### [DATASET EXCERPT]
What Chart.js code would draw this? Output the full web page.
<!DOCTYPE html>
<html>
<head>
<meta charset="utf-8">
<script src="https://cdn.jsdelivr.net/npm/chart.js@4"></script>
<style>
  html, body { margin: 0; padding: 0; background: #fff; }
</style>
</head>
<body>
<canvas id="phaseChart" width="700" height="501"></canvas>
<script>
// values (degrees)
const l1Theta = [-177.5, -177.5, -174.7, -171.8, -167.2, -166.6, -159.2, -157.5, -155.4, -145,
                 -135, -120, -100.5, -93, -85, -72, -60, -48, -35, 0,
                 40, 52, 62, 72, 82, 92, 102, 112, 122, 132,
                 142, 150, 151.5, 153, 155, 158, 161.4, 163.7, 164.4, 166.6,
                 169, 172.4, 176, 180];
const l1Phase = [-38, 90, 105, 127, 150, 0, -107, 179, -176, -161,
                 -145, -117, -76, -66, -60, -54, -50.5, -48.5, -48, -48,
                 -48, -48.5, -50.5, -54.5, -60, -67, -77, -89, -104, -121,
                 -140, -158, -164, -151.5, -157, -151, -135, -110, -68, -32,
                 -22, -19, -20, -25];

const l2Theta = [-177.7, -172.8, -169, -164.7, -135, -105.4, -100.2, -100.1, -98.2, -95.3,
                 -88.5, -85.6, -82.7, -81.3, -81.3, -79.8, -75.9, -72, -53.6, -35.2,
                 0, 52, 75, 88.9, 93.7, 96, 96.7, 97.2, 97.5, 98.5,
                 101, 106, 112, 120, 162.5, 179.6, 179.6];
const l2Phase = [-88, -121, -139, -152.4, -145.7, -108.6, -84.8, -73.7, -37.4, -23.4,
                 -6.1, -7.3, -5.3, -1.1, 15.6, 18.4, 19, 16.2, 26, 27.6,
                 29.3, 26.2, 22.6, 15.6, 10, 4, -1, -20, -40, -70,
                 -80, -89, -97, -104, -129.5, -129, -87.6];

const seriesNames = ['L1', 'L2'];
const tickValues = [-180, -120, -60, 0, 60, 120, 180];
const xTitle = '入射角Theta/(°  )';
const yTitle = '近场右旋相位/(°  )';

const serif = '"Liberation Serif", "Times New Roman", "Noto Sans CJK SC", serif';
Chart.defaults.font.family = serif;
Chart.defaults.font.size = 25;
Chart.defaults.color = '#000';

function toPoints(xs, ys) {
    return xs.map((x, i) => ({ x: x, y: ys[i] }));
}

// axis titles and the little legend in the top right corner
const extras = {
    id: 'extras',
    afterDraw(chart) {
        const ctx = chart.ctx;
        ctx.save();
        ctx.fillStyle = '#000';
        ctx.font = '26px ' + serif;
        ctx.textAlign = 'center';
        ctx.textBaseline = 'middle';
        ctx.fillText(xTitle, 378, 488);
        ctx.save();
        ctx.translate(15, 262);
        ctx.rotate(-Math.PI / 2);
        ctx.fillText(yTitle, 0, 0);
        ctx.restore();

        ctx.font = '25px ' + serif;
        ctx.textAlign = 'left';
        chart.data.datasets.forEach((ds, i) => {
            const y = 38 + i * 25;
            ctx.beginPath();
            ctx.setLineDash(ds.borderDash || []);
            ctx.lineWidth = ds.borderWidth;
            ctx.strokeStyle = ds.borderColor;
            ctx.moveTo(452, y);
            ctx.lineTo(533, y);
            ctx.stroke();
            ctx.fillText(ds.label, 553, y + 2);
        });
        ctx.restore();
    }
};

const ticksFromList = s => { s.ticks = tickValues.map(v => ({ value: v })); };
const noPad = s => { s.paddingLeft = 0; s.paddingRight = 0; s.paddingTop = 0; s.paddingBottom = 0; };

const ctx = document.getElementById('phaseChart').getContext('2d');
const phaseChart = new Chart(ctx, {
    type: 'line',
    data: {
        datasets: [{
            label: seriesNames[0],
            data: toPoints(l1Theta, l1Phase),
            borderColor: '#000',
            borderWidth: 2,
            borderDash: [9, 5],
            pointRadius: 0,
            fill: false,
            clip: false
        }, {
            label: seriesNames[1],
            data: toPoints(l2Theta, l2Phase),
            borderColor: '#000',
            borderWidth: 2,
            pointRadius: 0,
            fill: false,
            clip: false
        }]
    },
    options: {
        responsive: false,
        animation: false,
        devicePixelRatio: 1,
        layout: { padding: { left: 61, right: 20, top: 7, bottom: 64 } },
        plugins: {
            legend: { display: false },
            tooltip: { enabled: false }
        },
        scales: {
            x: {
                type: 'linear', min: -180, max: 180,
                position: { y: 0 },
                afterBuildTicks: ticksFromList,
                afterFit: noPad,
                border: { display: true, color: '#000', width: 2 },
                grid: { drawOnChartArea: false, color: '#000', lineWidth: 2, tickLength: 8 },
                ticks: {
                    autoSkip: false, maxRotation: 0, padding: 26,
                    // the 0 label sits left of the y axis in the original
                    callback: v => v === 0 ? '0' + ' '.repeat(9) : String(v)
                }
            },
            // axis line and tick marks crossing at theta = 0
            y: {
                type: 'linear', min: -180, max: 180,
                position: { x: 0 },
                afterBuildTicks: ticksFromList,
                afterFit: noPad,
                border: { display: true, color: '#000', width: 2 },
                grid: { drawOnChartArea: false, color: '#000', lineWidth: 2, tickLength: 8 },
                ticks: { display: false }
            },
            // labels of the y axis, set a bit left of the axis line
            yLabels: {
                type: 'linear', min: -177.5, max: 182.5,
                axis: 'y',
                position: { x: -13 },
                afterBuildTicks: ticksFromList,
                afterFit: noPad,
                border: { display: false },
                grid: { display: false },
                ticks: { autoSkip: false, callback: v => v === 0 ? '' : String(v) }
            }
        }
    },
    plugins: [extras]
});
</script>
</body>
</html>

### [GIVEN REQUEST]
Copy out the full listing exactly.

### [RESULT]
What Chart.js code would draw this? Output the full web page.
<!DOCTYPE html>
<html>
<head>
<meta charset="utf-8">
<script src="https://cdn.jsdelivr.net/npm/chart.js@4"></script>
<style>
  html, body { margin: 0; padding: 0; background: #fff; }
</style>
</head>
<body>
<canvas id="phaseChart" width="700" height="501"></canvas>
<script>
// values (degrees)
const l1Theta = [-177.5, -177.5, -174.7, -171.8, -167.2, -166.6, -159.2, -157.5, -155.4, -145,
                 -135, -120, -100.5, -93, -85, -72, -60, -48, -35, 0,
                 40, 52, 62, 72, 82, 92, 102, 112, 122, 132,
                 142, 150, 151.5, 153, 155, 158, 161.4, 163.7, 164.4, 166.6,
                 169, 172.4, 176, 180];
const l1Phase = [-38, 90, 105, 127, 150, 0, -107, 179, -176, -161,
                 -145, -117, -76, -66, -60, -54, -50.5, -48.5, -48, -48,
                 -48, -48.5, -50.5, -54.5, -60, -67, -77, -89, -104, -121,
                 -140, -158, -164, -151.5, -157, -151, -135, -110, -68, -32,
                 -22, -19, -20, -25];

const l2Theta = [-177.7, -172.8, -169, -164.7, -135, -105.4, -100.2, -100.1, -98.2, -95.3,
                 -88.5, -85.6, -82.7, -81.3, -81.3, -79.8, -75.9, -72, -53.6, -35.2,
                 0, 52, 75, 88.9, 93.7, 96, 96.7, 97.2, 97.5, 98.5,
                 101, 106, 112, 120, 162.5, 179.6, 179.6];
const l2Phase = [-88, -121, -139, -152.4, -145.7, -108.6, -84.8, -73.7, -37.4, -23.4,
                 -6.1, -7.3, -5.3, -1.1, 15.6, 18.4, 19, 16.2, 26, 27.6,
                 29.3, 26.2, 22.6, 15.6, 10, 4, -1, -20, -40, -70,
                 -80, -89, -97, -104, -129.5, -129, -87.6];

const seriesNames = ['L1', 'L2'];
const tickValues = [-180, -120, -60, 0, 60, 120, 180];
const xTitle = '入射角Theta/(°  )';
const yTitle = '近场右旋相位/(°  )';

const serif = '"Liberation Serif", "Times New Roman", "Noto Sans CJK SC", serif';
Chart.defaults.font.family = serif;
Chart.defaults.font.size = 25;
Chart.defaults.color = '#000';

function toPoints(xs, ys) {
    return xs.map((x, i) => ({ x: x, y: ys[i] }));
}

// axis titles and the little legend in the top right corner
const extras = {
    id: 'extras',
    afterDraw(chart) {
        const ctx = chart.ctx;
        ctx.save();
        ctx.fillStyle = '#000';
        ctx.font = '26px ' + serif;
        ctx.textAlign = 'center';
        ctx.textBaseline = 'middle';
        ctx.fillText(xTitle, 378, 488);
        ctx.save();
        ctx.translate(15, 262);
        ctx.rotate(-Math.PI / 2);
        ctx.fillText(yTitle, 0, 0);
        ctx.restore();

        ctx.font = '25px ' + serif;
        ctx.textAlign = 'left';
        chart.data.datasets.forEach((ds, i) => {
            const y = 38 + i * 25;
            ctx.beginPath();
            ctx.setLineDash(ds.borderDash || []);
            ctx.lineWidth = ds.borderWidth;
            ctx.strokeStyle = ds.borderColor;
            ctx.moveTo(452, y);
            ctx.lineTo(533, y);
            ctx.stroke();
            ctx.fillText(ds.label, 553, y + 2);
        });
        ctx.restore();
    }
};

const ticksFromList = s => { s.ticks = tickValues.map(v => ({ value: v })); };
const noPad = s => { s.paddingLeft = 0; s.paddingRight = 0; s.paddingTop = 0; s.paddingBottom = 0; };

const ctx = document.getElementById('phaseChart').getContext('2d');
const phaseChart = new Chart(ctx, {
    type: 'line',
    data: {
        datasets: [{
            label: seriesNames[0],
            data: toPoints(l1Theta, l1Phase),
            borderColor: '#000',
            borderWidth: 2,
            borderDash: [9, 5],
            pointRadius: 0,
            fill: false,
            clip: false
        }, {
            label: seriesNames[1],
            data: toPoints(l2Theta, l2Phase),
            borderColor: '#000',
            borderWidth: 2,
            pointRadius: 0,
            fill: false,
            clip: false
        }]
    },
    options: {
        responsive: false,
        animation: false,
        devicePixelRatio: 1,
        layout: { padding: { left: 61, right: 20, top: 7, bottom: 64 } },
        plugins: {
            legend: { display: false },
            tooltip: { enabled: false }
        },
        scales: {
            x: {
                type: 'linear', min: -180, max: 180,
                position: { y: 0 },
                afterBuildTicks: ticksFromList,
                afterFit: noPad,
                border: { display: true, color: '#000', width: 2 },
                grid: { drawOnChartArea: false, color: '#000', lineWidth: 2, tickLength: 8 },
                ticks: {
                    autoSkip: false, maxRotation: 0, padding: 26,
                    // the 0 label sits left of the y axis in the original
                    callback: v => v === 0 ? '0' + ' '.repeat(9) : String(v)
                }
            },
            // axis line and tick marks crossing at theta = 0
            y: {
                type: 'linear', min: -180, max: 180,
                position: { x: 0 },
                afterBuildTicks: ticksFromList,
                afterFit: noPad,
                border: { display: true, color: '#000', width: 2 },
                grid: { drawOnChartArea: false, color: '#000', lineWidth: 2, tickLength: 8 },
                ticks: { display: false }
            },
            // labels of the y axis, set a bit left of the axis line
            yLabels: {
                type: 'linear', min: -177.5, max: 182.5,
                axis: 'y',
                position: { x: -13 },
                afterBuildTicks: ticksFromList,
                afterFit: noPad,
                border: { display: false },
                grid: { display: false },
                ticks: { autoSkip: false, callback: v => v === 0 ? '' : String(v) }
            }
        }
    },
    plugins: [extras]
});
</script>
</body>
</html>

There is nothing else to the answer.